Валерия улыбнулась. Это особо ценное качество человека — настроить себя только на праздник, постоянно ждать его. Она и сама так провела детство с родителями. Но, конечно, до безмятежности и стабильного ликования Артема ей далеко. У нее всегда были свои печали и горести, которыми она просто не делилась с близкими, чтобы не расстраивать их. Сын живет под лозунгом: «Прощай, грусть». И слава богу, конечно. Артем даже не заметил, что все в доме чем-то расстроены. Или уже настолько погрустнел, что не захотел заметить. В любом случае это лучший выход — пожить ему у родителей. Пока… Пока что? Это вопрос.
Опыт семейной жизни Валерии научил ее стойко держать удары. Даже заметив особо дружеские отношения Влада с Юлией Виноградовой, Валерия не впала в панику. Вскоре она поняла, что эти отношения уже не только дружеские. Виноградова явно была от него без ума не как друг, а как влюбленная женщина. Конечно, что-то между ними происходило, но Валерия вынесла и это. И речь не о мимолетном флирте на вечеринке: эти двое целыми днями рядом.

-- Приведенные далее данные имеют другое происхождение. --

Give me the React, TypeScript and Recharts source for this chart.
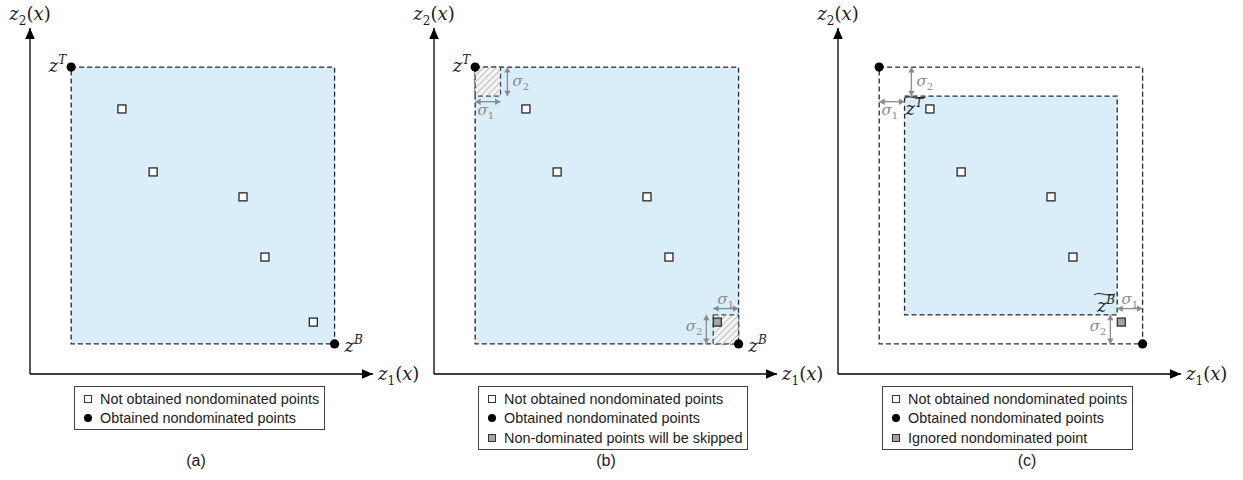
import type { ReactNode } from 'react';
import {
  ScatterChart,
  Scatter,
  XAxis,
  YAxis,
  ReferenceArea,
  ReferenceLine,
  Legend,
} from 'recharts';

// objective space, both axes on a 0..100 scale
const NOT_OBTAINED = [
  { x: 26.8, y: 76.6 },
  { x: 35.9, y: 58.4 },
  { x: 62.1, y: 51.2 },
  { x: 68.5, y: 33.8 },
];
// the nondominated point closest to z^B
const EDGE_POINT = [{ x: 82.6, y: 15.0 }];
const Z_TOP = { x: 12.0, y: 88.7 };
const Z_BOTTOM = { x: 88.8, y: 8.7 };
const SIGMA_1 = 7.4;
const SIGMA_2 = 8.4;

type MarkerKind = 'open' | 'dot' | 'gray';
interface LegendItem {
  marker: MarkerKind;
  text: string;
}

const LEGEND_A: LegendItem[] = [
  { marker: 'open', text: 'Not obtained nondominated points' },
  { marker: 'dot', text: 'Obtained nondominated points' },
];
const LEGEND_B: LegendItem[] = [
  ...LEGEND_A,
  { marker: 'gray', text: 'Non-dominated points will be skipped' },
];
const LEGEND_C: LegendItem[] = [
  ...LEGEND_A,
  { marker: 'gray', text: 'Ignored nondominated point' },
];

const BLUE = '#daeef9';
const INK = '#1c1c1c';
const DIM = '#8a8a8a';
const SERIF = "'DejaVu Serif', 'Liberation Serif', serif";
const SANS = "'Liberation Sans', Arial, sans-serif";

const CHART_W = 435;
const CHART_H = 480;
const MARGIN = { top: 28, right: 62, bottom: 106, left: 30 };

// ---------- point shapes ----------

const OpenSquare = (p: any) => (
  <rect x={p.cx - 4} y={p.cy - 4} width={8} height={8} fill="#fff" stroke="#262626" strokeWidth={1.3} />
);

const GraySquare = (p: any) => (
  <rect x={p.cx - 4} y={p.cy - 4} width={8} height={8} fill="#a3a3a3" stroke="#333" strokeWidth={1.3} />
);

function ZText({ x, y, sup, anchor = 'start' }: { x: number; y: number; sup: string; anchor?: 'start' | 'end' }) {
  return (
    <text x={x} y={y} textAnchor={anchor} fontFamily={SERIF} fontSize={18} fill={INK} fontStyle="italic">
      z
      <tspan dy={-8} fontSize={12}>
        {sup}
      </tspan>
    </text>
  );
}

const CornerDot = (p: any) => {
  const tag = p.payload?.tag as string | undefined;
  return (
    <g>
      <circle cx={p.cx} cy={p.cy} r={4.6} fill="#000" />
      {tag === 'T' && <ZText x={p.cx - 5} y={p.cy + 5} sup="T" anchor="end" />}
      {tag === 'B' && <ZText x={p.cx + 10} y={p.cy + 8} sup="B" />}
    </g>
  );
};

// z with a wide tilde over it, for the shrunken box corners
function tildeLabel(sup: string, dx: number, dy: number, anchor: 'start' | 'end') {
  return (p: any) => {
    const { x1, y1 } = p;
    const tx = x1 + dx;
    const ty = y1 + dy;
    const left = anchor === 'start' ? tx - 1 : tx - 21;
    const top = ty - 18;
    return (
      <g>
        <ZText x={tx} y={ty} sup={sup} anchor={anchor} />
        <path
          d={`M${left},${top + 1} C${left + 6},${top - 3} ${left + 14},${top + 4} ${left + 21},${top}`}
          fill="none"
          stroke={INK}
          strokeWidth={1}
        />
      </g>
    );
  };
}

// ---------- arrows ----------

function head(x1: number, y1: number, x2: number, y2: number, len: number, half: number) {
  const d = Math.hypot(x2 - x1, y2 - y1) || 1;
  const ux = (x2 - x1) / d;
  const uy = (y2 - y1) / d;
  const bx = x2 - ux * len;
  const by = y2 - uy * len;
  return `${x2},${y2} ${bx - uy * half},${by + ux * half} ${bx + uy * half},${by - ux * half}`;
}

function axisArrow(label: ReactNode, lx: number, ly: number, anchor: 'start' | 'middle') {
  return (p: any) => {
    const { x1, y1, x2, y2 } = p;
    return (
      <g>
        <line x1={x1} y1={y1} x2={x2} y2={y2} stroke="#000" strokeWidth={1.3} />
        <polygon points={head(x1, y1, x2, y2, 11, 4.8)} fill="#000" />
        <text x={x2 + lx} y={y2 + ly} textAnchor={anchor} fontFamily={SERIF} fontSize={18} fill={INK}>
          {label}
        </text>
      </g>
    );
  };
}

const axisText = (n: string) => (
  <>
    <tspan fontStyle="italic">z</tspan>
    <tspan dy={5} fontSize={12}>
      {n}
    </tspan>
    <tspan dy={-5}>(</tspan>
    <tspan fontStyle="italic">x</tspan>)
  </>
);

function sigmaArrow(n: string, lx: number, ly: number, anchor: 'start' | 'middle' | 'end') {
  return (p: any) => {
    const { x1, y1, x2, y2 } = p;
    const mx = (x1 + x2) / 2;
    const my = (y1 + y2) / 2;
    return (
      <g>
        <line x1={x1} y1={y1} x2={x2} y2={y2} stroke={DIM} strokeWidth={1.3} />
        <polygon points={head(x1, y1, x2, y2, 5.5, 3.2)} fill={DIM} />
        <polygon points={head(x2, y2, x1, y1, 5.5, 3.2)} fill={DIM} />
        <text x={mx + lx} y={my + ly} textAnchor={anchor} fontFamily={SERIF} fontSize={15} fill={DIM}>
          <tspan fontStyle="italic">σ</tspan>
          <tspan dy={4} fontSize={10}>
            {n}
          </tspan>
        </text>
      </g>
    );
  };
}

const hatchShape = (id: string) => (p: any) => (
  <g>
    <defs>
      <pattern id={id} width={4.5} height={4.5} patternUnits="userSpaceOnUse" patternTransform="rotate(45)">
        <rect width={4.5} height={4.5} fill="#f4f4f4" />
        <line x1={0} y1={0} x2={0} y2={4.5} stroke="#9b9b9b" strokeWidth={1.2} />
      </pattern>
    </defs>
    <rect
      x={p.x}
      y={p.y}
      width={p.width}
      height={p.height}
      fill={`url(#${id})`}
      stroke="#3f4d5c"
      strokeWidth={1.3}
      strokeDasharray="5 3"
    />
  </g>
);

// ---------- legend ----------

function Marker({ kind }: { kind: MarkerKind }) {
  if (kind === 'dot') {
    return <span style={{ width: 8, height: 8, borderRadius: '50%', background: '#000' }} />;
  }
  return (
    <span
      style={{
        width: 6,
        height: 6,
        border: '1.2px solid #333',
        background: kind === 'gray' ? '#a3a3a3' : '#fff',
      }}
    />
  );
}

function LegendBox({ items }: { items: LegendItem[] }) {
  return (
    <div
      style={{
        border: '1px solid #404040',
        background: '#fff',
        padding: '2px 5px 1px 0',
        fontFamily: SANS,
        fontSize: 14.4,
        color: INK,
        whiteSpace: 'nowrap',
      }}
    >
      {items.map((it) => (
        <div key={it.text} style={{ display: 'flex', alignItems: 'center', height: 19.5 }}>
          <span style={{ width: 12, marginLeft: 7, marginRight: 6, display: 'flex', justifyContent: 'center' }}>
            <Marker kind={it.marker} />
          </span>
          <span>{it.text}</span>
        </div>
      ))}
    </div>
  );
}

// ---------- one panel ----------

interface PanelProps {
  variant: 'a' | 'b' | 'c';
  left: number;
  caption: string;
  captionX: number;
  legend: LegendItem[];
}

function Panel({ variant, left, caption, captionX, legend }: PanelProps) {
  const corners = [
    { ...Z_TOP, tag: variant === 'c' ? '' : 'T' },
    { ...Z_BOTTOM, tag: variant === 'c' ? '' : 'B' },
  ];
  const innerLeft = Z_TOP.x + SIGMA_1;
  const innerTop = Z_TOP.y - SIGMA_2;
  const innerRight = Z_BOTTOM.x - SIGMA_1;
  const innerBottom = Z_BOTTOM.y + SIGMA_2;

  return (
    <div style={{ position: 'absolute', left, top: 0, width: CHART_W, height: CHART_H }}>
      <ScatterChart width={CHART_W} height={CHART_H} margin={MARGIN}>
        <XAxis type="number" dataKey="x" domain={[0, 100]} hide />
        <YAxis type="number" dataKey="y" domain={[0, 100]} hide />

        {variant === 'c' ? (
          <>
            <ReferenceArea
              x1={Z_TOP.x}
              x2={Z_BOTTOM.x}
              y1={Z_BOTTOM.y}
              y2={Z_TOP.y}
              fill="none"
              stroke="#262626"
              strokeWidth={1.3}
              strokeDasharray="5 3"
              ifOverflow="visible"
            />
            <ReferenceArea
              x1={innerLeft}
              x2={innerRight}
              y1={innerBottom}
              y2={innerTop}
              fill={BLUE}
              fillOpacity={1}
              stroke="#262626"
              strokeWidth={1.3}
              strokeDasharray="5 3"
              ifOverflow="visible"
            />
          </>
        ) : (
          <ReferenceArea
            x1={Z_TOP.x}
            x2={Z_BOTTOM.x}
            y1={Z_BOTTOM.y}
            y2={Z_TOP.y}
            fill={BLUE}
            fillOpacity={1}
            stroke="#262626"
            strokeWidth={1.3}
            strokeDasharray="5 3"
            ifOverflow="visible"
          />
        )}

        {variant === 'b' && (
          <ReferenceArea
            x1={Z_TOP.x}
            x2={innerLeft}
            y1={innerTop}
            y2={Z_TOP.y}
            shape={hatchShape('hatch-top')}
            ifOverflow="visible"
          />
        )}
        {variant === 'b' && (
          <ReferenceArea
            x1={innerRight}
            x2={Z_BOTTOM.x}
            y1={Z_BOTTOM.y}
            y2={innerBottom}
            shape={hatchShape('hatch-bottom')}
            ifOverflow="visible"
          />
        )}

        {/* axes with arrow heads */}
        <ReferenceLine
          segment={[{ x: 0, y: 0 }, { x: 0, y: 100 }]}
          ifOverflow="visible"
          shape={axisArrow(axisText('2'), 0, -8, 'middle')}
        />
        <ReferenceLine
          segment={[{ x: 0, y: 0 }, { x: 100, y: 0 }]}
          ifOverflow="visible"
          shape={axisArrow(axisText('1'), 5, 6, 'start')}
        />

        {variant !== 'a' && (
          <>
            <ReferenceLine
              segment={[
                { x: innerLeft + 2, y: Z_TOP.y },
                { x: innerLeft + 2, y: innerTop },
              ]}
              ifOverflow="visible"
              shape={sigmaArrow('2', 5, 4, 'start')}
            />
            <ReferenceLine
              segment={[
                { x: Z_TOP.x, y: innerTop - 1.6 },
                { x: innerLeft, y: innerTop - 1.6 },
              ]}
              ifOverflow="visible"
              shape={sigmaArrow('1', -2, 13, 'middle')}
            />
            <ReferenceLine
              segment={[
                { x: innerRight, y: innerBottom + 1.8 },
                { x: Z_BOTTOM.x, y: innerBottom + 1.8 },
              ]}
              ifOverflow="visible"
              shape={sigmaArrow('1', 0, -5, 'middle')}
            />
            <ReferenceLine
              segment={[
                { x: innerRight - 2, y: innerBottom },
                { x: innerRight - 2, y: Z_BOTTOM.y },
              ]}
              ifOverflow="visible"
              shape={sigmaArrow('2', -4, 2, 'end')}
            />
          </>
        )}

        {variant === 'c' && (
          <>
            <ReferenceLine
              segment={[
                { x: innerLeft, y: innerTop },
                { x: innerLeft + 0.01, y: innerTop },
              ]}
              ifOverflow="visible"
              shape={tildeLabel('T', 1, 19, 'start')}
            />
            <ReferenceLine
              segment={[
                { x: innerRight, y: innerBottom },
                { x: innerRight + 0.01, y: innerBottom },
              ]}
              ifOverflow="visible"
              shape={tildeLabel('B', -2, -3, 'end')}
            />
          </>
        )}

        <Scatter data={NOT_OBTAINED} shape={OpenSquare} isAnimationActive={false} />
        <Scatter
          data={EDGE_POINT}
          shape={variant === 'a' ? OpenSquare : GraySquare}
          isAnimationActive={false}
        />
        <Scatter data={corners} shape={CornerDot} isAnimationActive={false} />

        <Legend
          layout="vertical"
          align="center"
          verticalAlign="middle"
          wrapperStyle={{ left: 74, top: 386, width: 'auto', height: 'auto' }}
          content={() => <LegendBox items={legend} />}
        />
      </ScatterChart>
      <div
        style={{
          position: 'absolute',
          left: captionX - 30,
          width: 60,
          top: 452,
          textAlign: 'center',
          fontFamily: SANS,
          fontSize: 16,
          color: INK,
        }}
      >
        {caption}
      </div>
    </div>
  );
}

export default function App() {
  return (
    <div
      style={{
        position: 'absolute',
        left: 0,
        top: 0,
        width: 1243,
        height: 480,
        background: '#fff',
        overflow: 'hidden',
      }}
    >
      <Panel variant="a" left={0} caption="(a)" captionX={196} legend={LEGEND_A} />
      <Panel variant="b" left={404} caption="(b)" captionX={202} legend={LEGEND_B} />
      <Panel variant="c" left={808} caption="(c)" captionX={219} legend={LEGEND_C} />
    </div>
  );
}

Валерия уже научилась читать мужа как никого другого. Влад не влюблен в Юлию, это точно. Если и есть или была между ними сексуальная близость, то это ни в коем случае не страсть с его стороны. Он уважает Юлию как человека. А к женщине Юлии он испытывает что-то вроде жалости. Точно не роковое влечение мужчины. Тут Валерия ошибиться не может. Муж и к ней никогда не испытывал рокового влечения. Только супружеский долг. Но в том ее великое преимущество перед всеми женщинами вокруг. Для Влада долг — это очень много, это выше всего. Так понимает он благородство, честь, все, что должно определять главные и спасительные критерии даже самого свободного и независимого мужчины. Все можно, но до этих границ. Это из высоких мотивов, но есть и приземленные. Влад понимает, сколь многим обязан отцу Валерии и что из этого вытекает.
Валерия, справляясь с собственными обидными и горькими раздумьями, всегда чувствовала себя защищенной в своем статусе жены Владислава. Она все же единственная.
И вдруг что-то заставило ее совершить этот первый, по-настоящему безумный поступок в жизни: сорваться с теплого, уютного места и помчаться в ночь — без звонка и даже без сомнений…
Это случилось. Она застукала его с этой проклятой Смирновой… И в том отблеске любимой настольной лампы она, стоя на пороге, как нищенка, увидела все. Все, чего ей самой не испытать никогда на свете. Валерия увидела своего сильного, непобедимого мужчину, который утратил все самообладание, независимость, гордость и благородство в пламени животного, уничтожающего все остальное, непреодолимого влечения к одной красивой кукле. Он готов отдать ей не только всего себя, но и их общую с Валерией жизнь, годы доверия, бесценные дни сотрудничества ради ребенка. Это и есть та самая чертова роковая страсть. И как с ней бороться? О том, чтобы не бороться, не может быть и речи.
Отец сказал Валерии: «Подумай и прими решение. Всякое случается с людьми. Они уезжают из страны или, к примеру, на Камчатку или Сахалин. Они просто исчезают. Подумай, что ты чувствуешь, взвесь и реши. Жена имеет право даже на приговор».
— Что чувствую? — спросила Валерия сейчас у своего отражения в черном стекле. — Только ненависть. Я ненавижу. Сильно. И не одну ее. Может, ее в меньшей степени, что ничего не отменяет. Она должна не просто ответить, она должна долго отвечать, может, всю свою жизнь. И еще я чувствую, что не отпущу его. Ни за что. Живым — никогда. Вот, папа, что я чувствую. Но тогда тебе не ответила: боялась, что ты как-то не так поймешь мои слова. С тобой такое бывает — слишком простые и страшные решения всегда под рукой.
Предательство Ковальского
Антон приехал на работу на час раньше. Прошел по безлюдному коридору, пересек не пустую, а мертвую приемную и вошел к себе. Ночью он принял решение — удалить из телефона страшное последнее фото Галины. Ужасно, но он настолько слаб, что не смог это сделать дома, пытаясь до самого утра. Это казалось каким-то изощренным предательством. Галя неведомыми, высшими путями сумела прислать ему этот прощально-жуткий привет. Этот гаснущий взгляд, в котором только любовь и мольба. Эта раскрытая беспомощная ладошка, в ней чужая побрякушка… Бедная, бедная ладошка, несчастная Галя. Ей не дано было не только иметь такую блестящую ерунду, но даже украсть ее. О любви — чьей-либо — и мечтать не приходилось. Ее убили за то, что она слишком любила сама. Эту свою чудовищную копию, которой надоело ее пристрастное участие в его жизни. Кровный брат-близнец выполнил свою кровавую миссию.